Porque pensaba también en quienes fabrican toda esa furrufalla, trabajo esclavo en el culo del mundo exportado a través de los siete mares, y en los condenados al infierno moderno del reciclaje de los componentes electrónicos que alegremente exponemos a la intemperie para nada, para que hagan compañía al plástico que después nos bebemos y comemos y respiramos bien reducido a monómeros y microplásticos.

Pensé en todo ello con una enorme tristeza y una enorme rabia, porque, en el fondo, tuve la sensación de que exponer ese hombre de nieve de plástico barato y luces de bajo consumo innecesario era también reconocer una honda desesperación, la del adicto que busca la felicidad con una compra más, en un viernes negro o un sábado anodino, un objeto más, un cacharro más para el que no tenemos sitio ni razón que lo justifique, en lugar de buscarla en otros lugares, en el contacto con esas personas que parece que nos sobran, que nos dan miedo, que de tan solitarias se vuelven extrañas también.

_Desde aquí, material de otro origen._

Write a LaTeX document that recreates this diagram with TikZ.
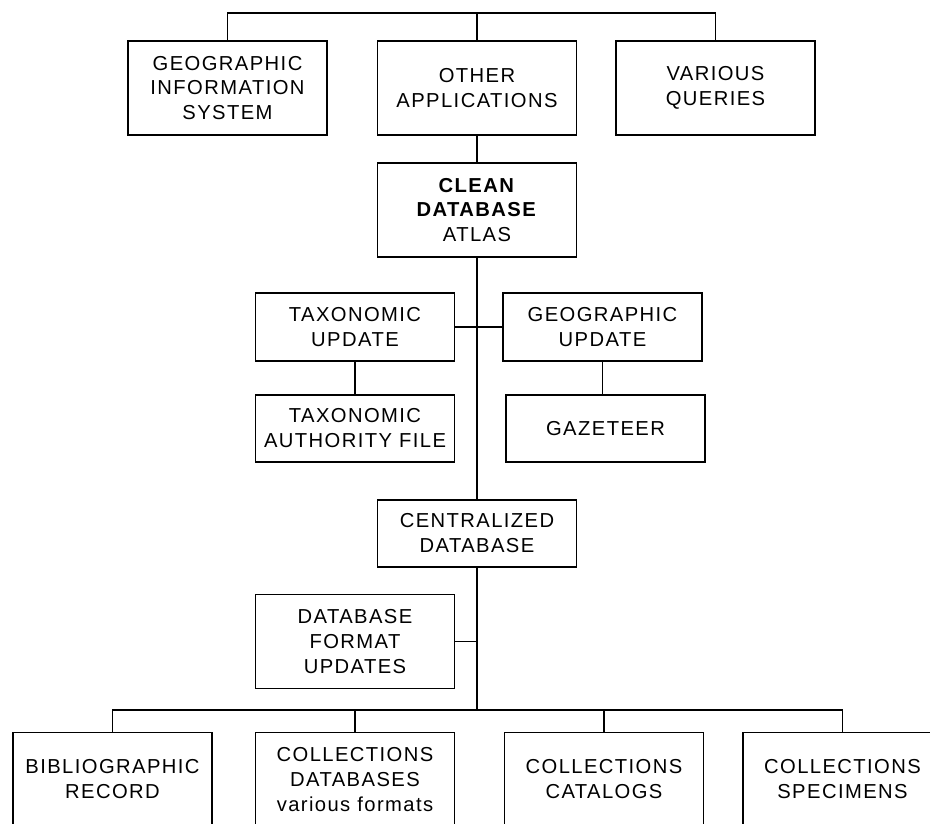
\documentclass[tikz,border=0pt]{standalone}
\usepackage{fontspec}
\setmainfont[LetterSpace=7]{Liberation Sans}
\usepackage{tikz}
\usetikzlibrary{calc}

\begin{document}
\begin{tikzpicture}[x = 0.02cm, y = -0.02cm, line width = 0.9pt,
	box/.style = {draw, align = center, minimum width = 3.98cm, inner sep = 0pt, font = \fontsize{11.5}{14.2}\selectfont},
	tallbox/.style = {box, minimum height = 1.88cm},
	flatbox/.style = {box, minimum height = 1.35cm}]
						\useasboundingbox (0,0) rectangle (930,823);
						\clip (0,0) rectangle (930,823);
						\begin{scope}
							\node [tallbox] (gis) at (227.5,88) {GEOGRAPHIC\\INFORMATION\\SYSTEM};
							\node [tallbox] (other) at (477,88) {OTHER\\APPLICATIONS};
							\node [tallbox] (queries) at (715.5,88) {VARIOUS\\QUERIES};
							\node [tallbox] (clean) at (477,210) {\textbf{CLEAN}\\\textbf{DATABASE}\\ATLAS};
						\end{scope}
						\begin{scope}
							\node [flatbox] (taxupd) at (355,327) {TAXONOMIC\\UPDATE};
							\node [flatbox] (geoupd) at (602.5,327) {GEOGRAPHIC\\UPDATE};
							\node [flatbox] (taxauth) at (355,428.5) {TAXONOMIC\\AUTHORITY FILE};
							\node [flatbox] (gaz) at (605.5,428.5) {GAZETEER};
							\node [flatbox] (central) at (477,533.5) {CENTRALIZED\\DATABASE};
							\node [tallbox] (dbformat) at (355,641.5) {DATABASE\\FORMAT\\UPDATES};
						\end{scope}
						\begin{scope}
							\node [tallbox] (biblio) at (112.5,779.5) {BIBLIOGRAPHIC\\RECORD};
							\node [tallbox] (colldb) at (355,779.5) {COLLECTIONS\\DATABASES\\various formats};
							\node [tallbox] (collcat) at (604,779.5) {COLLECTIONS\\CATALOGS};
							\node [tallbox] (collspec) at (842.5,779.5) {COLLECTIONS\\SPECIMENS};
						\end{scope}
						\begin{scope}
							\coordinate (top) at (477,13);
							\coordinate (split) at (477,710);
							\draw (gis.north) |- (top) -| (queries.north);
							\draw (other.north) -- (top);
							\draw (other.south) -- (clean.north);
							\draw (clean.south) -- (central.north);
							\draw (taxupd.east) -- (geoupd.west);
							\draw (taxupd.south) -- (taxauth.north);
							\draw (geoupd.south) -- (geoupd.south |- gaz.north);
							\draw (central.south) -- (split);
							\draw (dbformat.east) -- (dbformat.east -| split);
							\draw (biblio.north) |- (split) -| (collspec.north);
							\draw (colldb.north) -- (colldb.north |- split);
							\draw (collcat.north) -- (collcat.north |- split);
						\end{scope}
					\end{tikzpicture}
\end{document}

¿Dónde han quedado las partidas de cartas con esas barajas que duraban generaciones, el placer de compartir un trago, una conversación, de pasar un rato decorando con las piñas recogidas del suelo o con la ropa vieja, realmente vieja, a la que se le podía dar, de verdad, una segunda vida lejos de una playa africana anegada por el exceso de producción textil y unas ofertas tan irresistibles como las del Cuarto Círculo del Infierno?